Not until Depp sent the book to Robinson did progress resume. Robinson had retired from filmmaking, his last directing credit being Jennifer 8 in 1992. Before that, he had put two hilarious, dark British comedies to film: Withnail and I (1987) and How to Get Ahead in Advertising (1989), the former a tale of two boozehounds in northern England (both films starred Richard E. Grant). When he agreed to adapt Thompson’s book, Robinson had been sober for six years but couldn’t find a clear-headed way into the script. He opted to drink himself into the mood of the story, partook in alcohol once more to finish the script and filming, and got back on the wagon again after production wrapped. The onscreen, off-screen parallel of writers finding their voice in print, be it through rage or booze, makes the finished film much more compelling than it actually is.

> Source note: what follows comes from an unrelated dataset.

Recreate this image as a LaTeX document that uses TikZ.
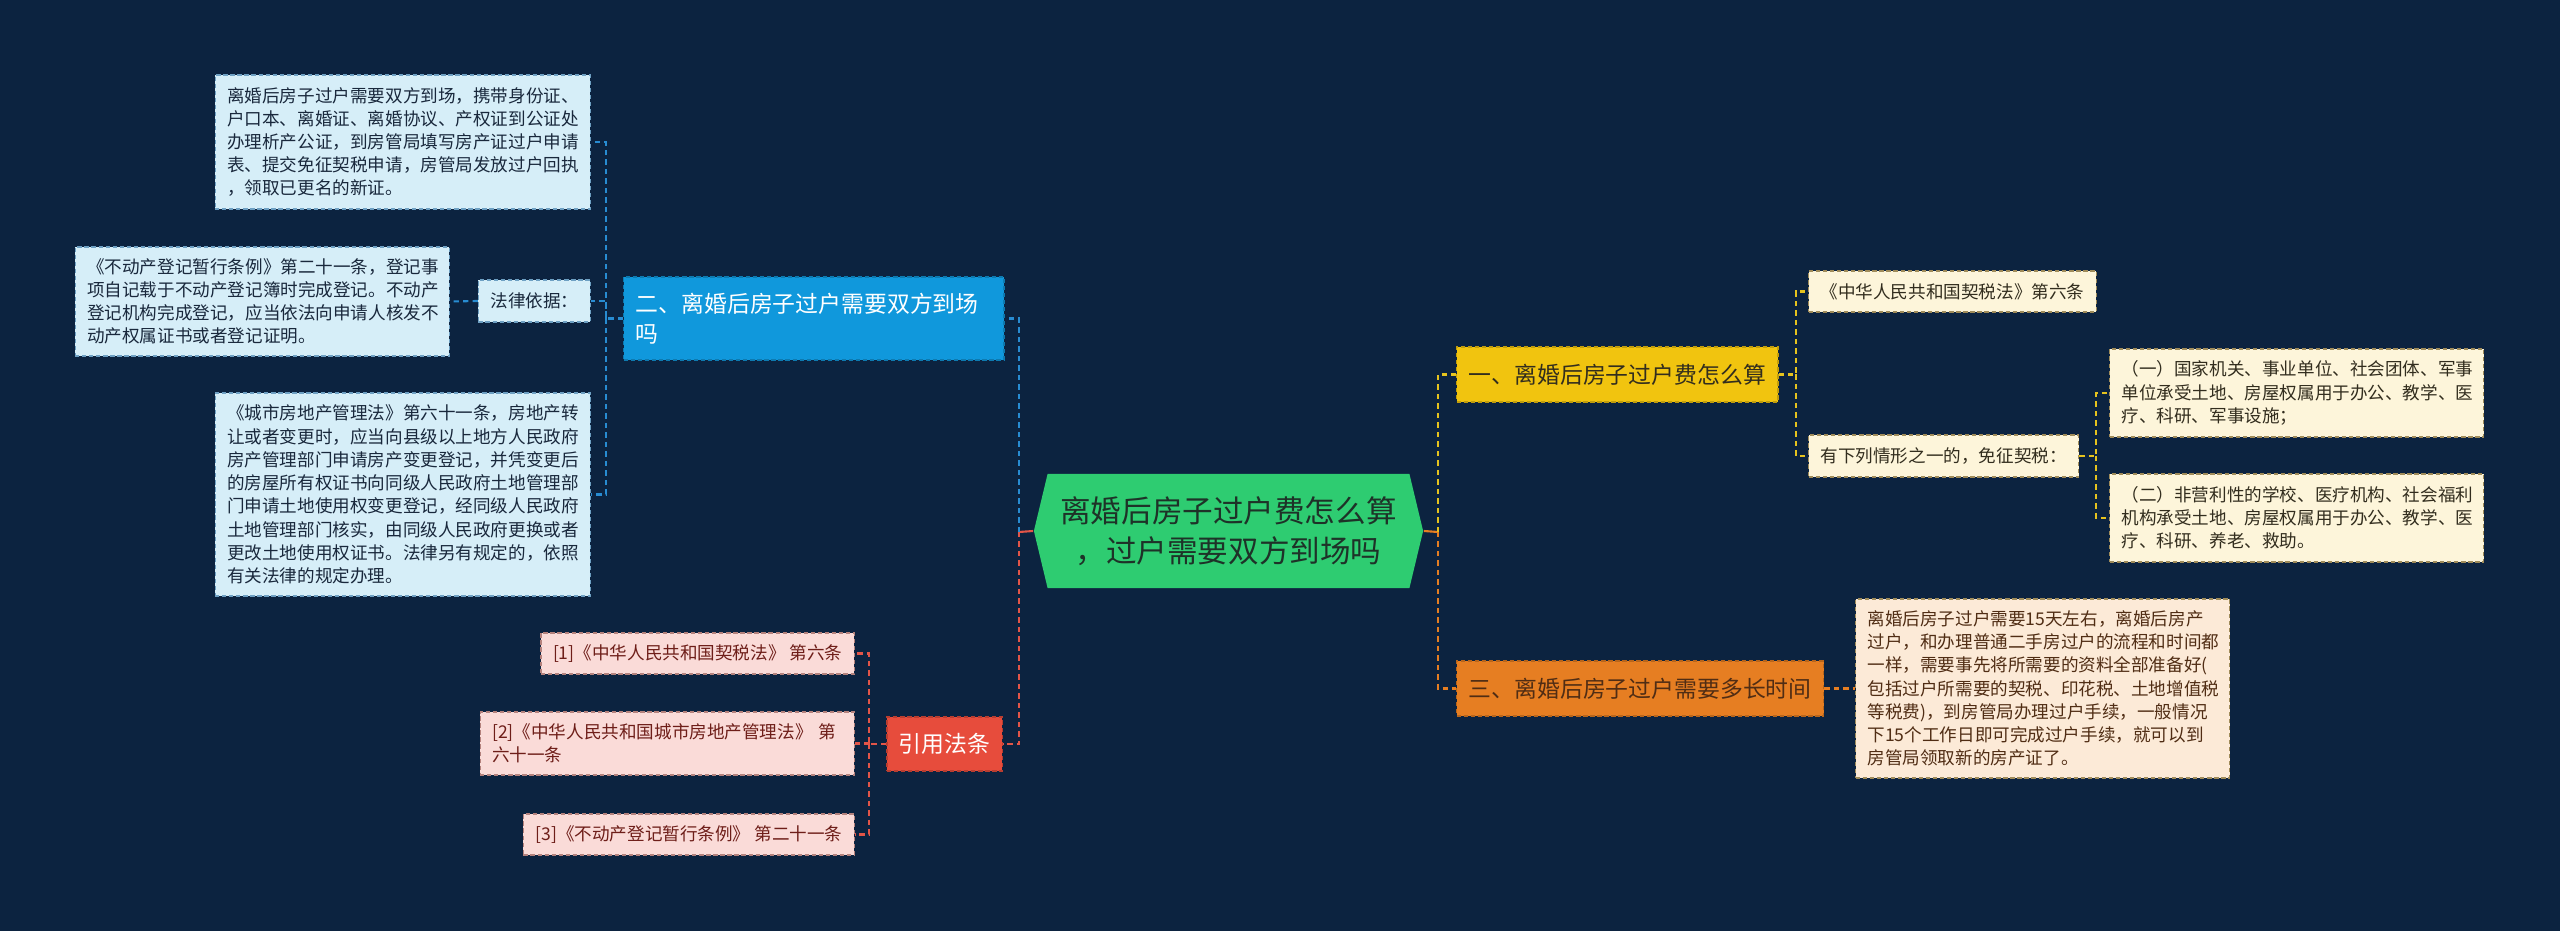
\documentclass[tikz,border=0pt]{standalone}
\usepackage{fontspec}
\setmainfont{Noto Sans CJK SC}
\usetikzlibrary{shapes.symbols}
\definecolor{bgnavy}{RGB}{12,35,64}
\definecolor{abox}{RGB}{214,238,248}
\definecolor{aline}{RGB}{110,160,195}
\definecolor{atext}{RGB}{25,40,60}
\definecolor{erblue}{RGB}{16,152,220}
\definecolor{rootgreen}{RGB}{46,204,113}
\definecolor{roottext}{RGB}{30,50,40}
\definecolor{yiyellow}{RGB}{241,196,15}
\definecolor{sanorange}{RGB}{230,126,34}
\definecolor{yinred}{RGB}{231,76,60}
\definecolor{bbox}{RGB}{253,245,218}
\definecolor{bline}{RGB}{160,140,90}
\definecolor{btext}{RGB}{50,45,30}
\definecolor{dbox}{RGB}{252,234,215}
\definecolor{dtext}{RGB}{80,45,20}
\definecolor{rbox}{RGB}{250,219,216}
\definecolor{rline}{RGB}{180,130,125}
\definecolor{rtext}{RGB}{110,30,25}
\definecolor{blueline}{RGB}{40,140,210}
\definecolor{yellowline}{RGB}{230,195,30}
\definecolor{orangeline}{RGB}{230,126,34}
\definecolor{redline}{RGB}{226,85,72}
\begin{document}
\begin{tikzpicture}[x=0.01cm,y=-0.01cm,
    every node/.append style={inner xsep=0.12cm,inner ysep=0.05cm},
    small/.style={font=\fontsize{5}{6.6}\selectfont},
    mid/.style={font=\fontsize{6.5}{8.5}\selectfont},
    leaf/.style={small,draw,dash pattern=on 1.2pt off 0.8pt,line width=0.35pt,align=left},
    topic/.style={mid,draw=#1!80!black,fill=#1,dash pattern=on 1.2pt off 0.8pt,line width=0.4pt,align=left,minimum height=0.55cm},
    ablock/.style={leaf,fill=abox,draw=aline,text=atext},
    bblock/.style={leaf,fill=bbox,draw=bline,text=btext},
    rblock/.style={leaf,fill=rbox,draw=rline,text=rtext},
    link/.style={dash pattern=on 1.5pt off 1.2pt,line width=0.6pt}]
    \fill[bgnavy] (0,0) rectangle (2560,931);

    \node[signal,signal to=east and west,signal pointer angle=153,fill=rootgreen,text=roottext,
        align=center,font=\fontsize{8.7}{11.4}\selectfont,minimum width=3.89cm,minimum height=1.14cm]
        (root) at (1228.5,531) {离婚后房子过户费怎么算\\，过户需要双方到场吗};

    \node[topic=erblue,text=white,text width=3.56cm,minimum height=0.83cm,anchor=west] (er) at (623,318.5)
        {二、离婚后房子过户需要双方到场\\吗};
    \node[ablock,text width=3.51cm,minimum height=1.34cm,anchor=east] (a1) at (591,142)
        {离婚后房子过户需要双方到场，携带身份证、\\户口本、离婚证、离婚协议、产权证到公证处\\办理析产公证，到房管局填写房产证过户申请\\表、提交免征契税申请，房管局发放过户回执\\，领取已更名的新证。};
    \node[ablock,minimum height=0.42cm,anchor=east] (law) at (591,301) {法律依据：};
    \node[ablock,text width=3.50cm,minimum height=1.09cm,anchor=east] (a2) at (450,301.5)
        {《不动产登记暂行条例》第二十一条，登记事\\项自记载于不动产登记簿时完成登记。不动产\\登记机构完成登记，应当依法向申请人核发不\\动产权属证书或者登记证明。};
    \node[ablock,text width=3.51cm,minimum height=2.03cm,anchor=east] (a3) at (591,494.5)
        {《城市房地产管理法》第六十一条，房地产转\\让或者变更时，应当向县级以上地方人民政府\\房产管理部门申请房产变更登记，并凭变更后\\的房屋所有权证书向同级人民政府土地管理部\\门申请土地使用权变更登记，经同级人民政府\\土地管理部门核实，由同级人民政府更换或者\\更改土地使用权证书。法律另有规定的，依照\\有关法律的规定办理。};

    \node[topic=yiyellow,text=btext,anchor=west] (yi) at (1456,374.5) {一、离婚后房子过户费怎么算};
    \node[topic=sanorange,text=dtext,anchor=west] (san) at (1456,688.5) {三、离婚后房子过户需要多长时间};
    \node[bblock,minimum height=0.41cm,anchor=west] (b1) at (1808,291.5) {《中华人民共和国契税法》第六条};
    \node[bblock,minimum height=0.42cm,anchor=west] (b2) at (1808,456) {有下列情形之一的，免征契税：};
    \node[bblock,text width=3.5cm,minimum height=0.88cm,anchor=west] (c1) at (2109,393)
        {（一）国家机关、事业单位、社会团体、军事\\单位承受土地、房屋权属用于办公、教学、医\\疗、科研、军事设施；};
    \node[bblock,text width=3.5cm,minimum height=0.88cm,anchor=west] (c2) at (2109,518)
        {（二）非营利性的学校、医疗机构、社会福利\\机构承受土地、房屋权属用于办公、教学、医\\疗、科研、养老、救助。};
    \node[leaf,fill=dbox,draw=bline,text=dtext,text width=3.5cm,minimum height=1.79cm,anchor=west] (d) at (1855,688.5)
        {离婚后房子过户需要15天左右，离婚后房产\\过户，和办理普通二手房过户的流程和时间都\\一样，需要事先将所需要的资料全部准备好(\\包括过户所需要的契税、印花税、土地增值税\\等税费)，到房管局办理过户手续，一般情况\\下15个工作日即可完成过户手续，就可以到\\房管局领取新的房产证了。};

    \node[topic=yinred,text=white,minimum height=0.54cm,anchor=east] (yin) at (1003,744) {引用法条};
    \node[rblock,minimum height=0.41cm,anchor=east] (r1) at (855,653.5) {[1]《中华人民共和国契税法》 第六条};
    \node[rblock,text width=3.5cm,minimum height=0.63cm,anchor=east] (r2) at (855,743.5)
        {[2]《中华人民共和国城市房地产管理法》 第\\六十一条};
    \node[rblock,minimum height=0.41cm,anchor=east] (r3) at (855,834.5) {[3]《不动产登记暂行条例》 第二十一条};

    \coordinate (lbus) at (1019,532);
    \coordinate (rbus) at (1438,532);

    \draw[line width=0.6pt,redline] (root.west) -- (lbus);
    \draw[line width=0.6pt,orangeline] (root.east) -- (rbus);
    \draw[link,blueline] (lbus) |- (er.east);
    \draw[link,redline] (lbus) |- (yin.east);
    \draw[link,orangeline] (rbus) |- (san.west);
    \draw[link,yellowline] (rbus) |- (yi.west);

    \draw[link,blueline] (er.west) -- ++(-17,0) coordinate (abus) |- (a1.east);
    \draw[link,blueline] (abus) |- (law.east);
    \draw[link,blueline] (abus) |- (a3.east);
    \draw[link,blueline] (law.west) -- (a2.east);

    \draw[link,yellowline] (yi.east) -- ++(17,0) coordinate (bbus) |- (b1.west);
    \draw[link,yellowline] (bbus) |- (b2.west);
    \draw[link,yellowline] (b2.east) -- ++(17,0) coordinate (cbus) |- (c1.west);
    \draw[link,yellowline] (cbus) |- (c2.west);
    \draw[link,orangeline] (san.east) -- (d.west);

    \draw[link,redline] (yin.west) -- ++(-17,0) coordinate (refbus) |- (r1.east);
    \draw[link,redline] (refbus) |- (r2.east);
    \draw[link,redline] (refbus) |- (r3.east);
\end{tikzpicture}
\end{document}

Alone, what’s onscreen feels wanting, hampered in part by a single, unnecessary glint of surreal Gonzo imagery—Sala’s tongue extending several feet out of his mouth (courtesy of bad CGI) in a psychedelic-induced hallucination—and a failure to establish its themes earlier in the story. Moreover, Kemp and Chenault’s romance goes underdeveloped, and the community of Star reporters is never fully sketched out. Only in the last third do we grasp that The Rum Diary is not about Sanderson’s shady land deal or Kemp’s substance abuse, but about a writer finding his voice for the Common Man against “The Bastards” in power. The film is advertised with plenty of shots from early in the story when Kemp’s booze intake is greater and things aren’t so political, and the tone follows that cue, never sure if it wants to be something substantial or something more akin to a fire-breathing joyride through Puerto Rico.

Depp’s inconsistent narration doesn’t help, popping in occasionally but never clearly identified as either Kemp’s inner thoughts or a reading from Kemp’s pages. At times, Depp’s performance feels like a younger version of his Thompson from Gilliam’s film—his voice and mannerisms a spot-on interpretation. At other times, Depp injects too much of Captain Jack Sparrow’s buffoonery (we’re always expecting Depp to ask, “Why is all the rum gone?”) into what sometimes passes for a charismatic, even suave character. Surprisingly, Depp’s wavering portrayal becomes the film’s biggest downfall, next to the screenplay. Rich performances by Jenkins, Eckhart, and especially Giovanni Ribisi’s alcohol-soaked, pseudo-Nazi, ex-journalist Moburg steal the show away from its star.

Overall, Robinson’s take feels conventional, in spite of going against type and leaving the good-vs-evil Sanderson conflict open-ended. The film’s true conflict concerns Kemp discovering his writer’s voice, but so much time is spent damning Sanderson that audiences are bound to feel robbed for not having witnessed his comeuppance onscreen. Perhaps the problem is cohesiveness; the film either needs more or less of it—more consistent themes or a more irregular story structure would have livened up the material and given it cinematic purpose. For such nonconforming qualities, some call Gilliam’s Fear and Loathing in Las Vegas a frenzied and disorganized film, but it captured Thompson’s spirit, his rocking at the typewriter as he punches keys to some acerbic tirade about the state of America. Robinson’s film proceeds on conventional terms and doesn’t pay off in conventional ways, and it doesn’t challenge us in the way Thompson’s writing does either. That Robinson failed to relate either a conventional or unconventional take, only a muddled one, on Thompson’s book makes the long wait for The Rum Diary’s arrival on film feel in vain.